Selenium IDE approach
A recorded Selenium IDE test captures the flow as steps and locators. That can be fine for a small suite, but it tends to become fragile if locators are not standardized and if repeated patterns are not abstracted.
A common issue is that the recorded sequence mirrors the UI too literally, which makes it harder to adapt when the UI changes.
Endtest approach
In Endtest, the same flow is stored as editable, human-readable steps. If the login button text changes, or the email field acquires a more stable identifier, the test can be updated within the platform without forcing a rewrite into a framework.
That difference is subtle at first, but it becomes important when multiple people need to touch the same test over time.
Why shared ownership matters more than clever generation
One of the biggest hidden costs in test automation is ownership concentration. If only one or two engineers can touch the suite, then every product change becomes a queue item.
This is where Endtest has a clear advantage. It is built for teams that want the whole group to participate in test creation and maintenance, not just framework specialists. That is especially valuable for organizations with limited QA engineering bandwidth.
Selenium IDE can look appealing because it lowers the barrier to entry, but it often stops short of true shared ownership once the suite becomes important.

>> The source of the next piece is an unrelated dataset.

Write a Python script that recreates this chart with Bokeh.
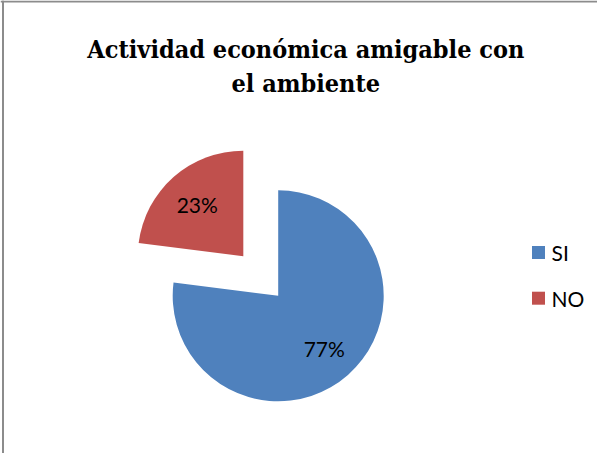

Playwright Codegen may be the best option for a software team that already treats test automation as code. But for teams comparing codeless test automation maintenance, it does not reduce ownership concentration very much, it just shifts the work to whoever owns the repository.
If the same person who wrote the test must also be the only person who can fix it, you have not solved maintenance, you have relocated it.
When Playwright Codegen is the right choice
This is not a case for avoiding Playwright altogether. It is still a strong option when:
- the team is engineering-led,
- tests must live directly in the codebase,
- custom fixtures and advanced assertions are important,
- the organization already has CI, reporting, and test architecture in place.
In that setup, Codegen is a productivity tool. It speeds up authoring, gives a starting point, and helps engineers avoid typing boilerplate from scratch.
But if you are asking which approach reduces maintenance better for mixed-skill teams, the answer is not code generation. It is usually a platform that makes tests understandable and editable without requiring a specialist every time.
When Selenium IDE still makes sense
Selenium IDE still has a place for narrowly scoped uses:
- quick demos,
- short smoke paths,
- exploratory prototyping,
- situations where a browser extension workflow is enough.
The problem is not that Selenium IDE cannot record a test. The problem is that recording is not a sustainable maintenance model for many real teams. If the test suite becomes business-critical, the gap between “easy to record” and “easy to maintain” starts to matter a lot.
If your team is already invested in Selenium and planning a migration, Endtest also provides migration guidance for bringing existing Selenium suites into a more maintainable workflow, see the migration documentation.
Maintenance decision criteria for QA managers and founders
If you are deciding between these options, ask these questions:
1. Who will update the tests six months from now?
If the answer is “the same two engineers who wrote them,” then Playwright Codegen may be fine, but it is not reducing ownership friction.
If the answer is “anyone on QA or product can help,” then Endtest is the better fit.
2. How often does the UI change?
If your product iterates quickly, self-healing and editable platform-native steps become more valuable. Endtest is stronger here because it reduces the cost of DOM churn.
3. Do you need framework power or workflow simplicity?
If you need code-level control and already have the engineering overhead to support it, Playwright is appealing.
If you want strong end-to-end coverage without building and maintaining a framework, Endtest is more practical.
4. How important is non-engineer participation?
If QA managers, manual testers, and even product or design stakeholders should be able to inspect and adjust tests, Endtest clearly fits the requirement better.
5. Are flaky locators your biggest pain?
If yes, prioritize tools with healing and clearer step models. Endtest’s self-healing and transparent change logging are directly aimed at that pain point.
A sensible recommendation by team type
Choose Endtest if:
- you want the best balance of speed and maintainability,
- your team needs shared ownership,
- your testers should be able to edit tests without writing code,
- you want lower operational overhead,
- you care about maintenance more than raw scripting flexibility.
Choose Selenium IDE if:
- you need a quick browser-recording utility,
- the test scope is small,
- you do not expect the suite to evolve much,
- you can accept a more limited maintenance model.
Choose Playwright Codegen if:
- your team already works comfortably in code,
- you want generated starter scripts,
- you plan to build and own the automation architecture yourself,
- test maintenance will be handled by engineers, not a broader QA team.
Final verdict
If the question is which approach reduces maintenance better, the answer is not the one that records the fastest test. It is the one that keeps tests understandable, editable, and resilient as the product changes.
For most teams comparing Endtest vs Selenium IDE vs Playwright Codegen, Endtest is the strongest maintenance choice because it combines no-code authoring, shared ownership, and self-healing in a managed platform. It is particularly compelling when QA managers want broad participation and founders want more coverage without building a small internal automation platform around a codebase.
Selenium IDE is convenient but limited. Playwright Codegen is powerful but still fundamentally code-first, which means the maintenance burden remains with engineering.
If you want a deeper comparison against the code-first route, the Endtest vs Playwright comparison is worth reading, and the Endtest vs Selenium page is useful if your team is evaluating a Selenium migration path.
For teams that care about codeless test automation maintenance, the most important lesson is simple: reduce not just the time to create tests, but the time to keep them alive.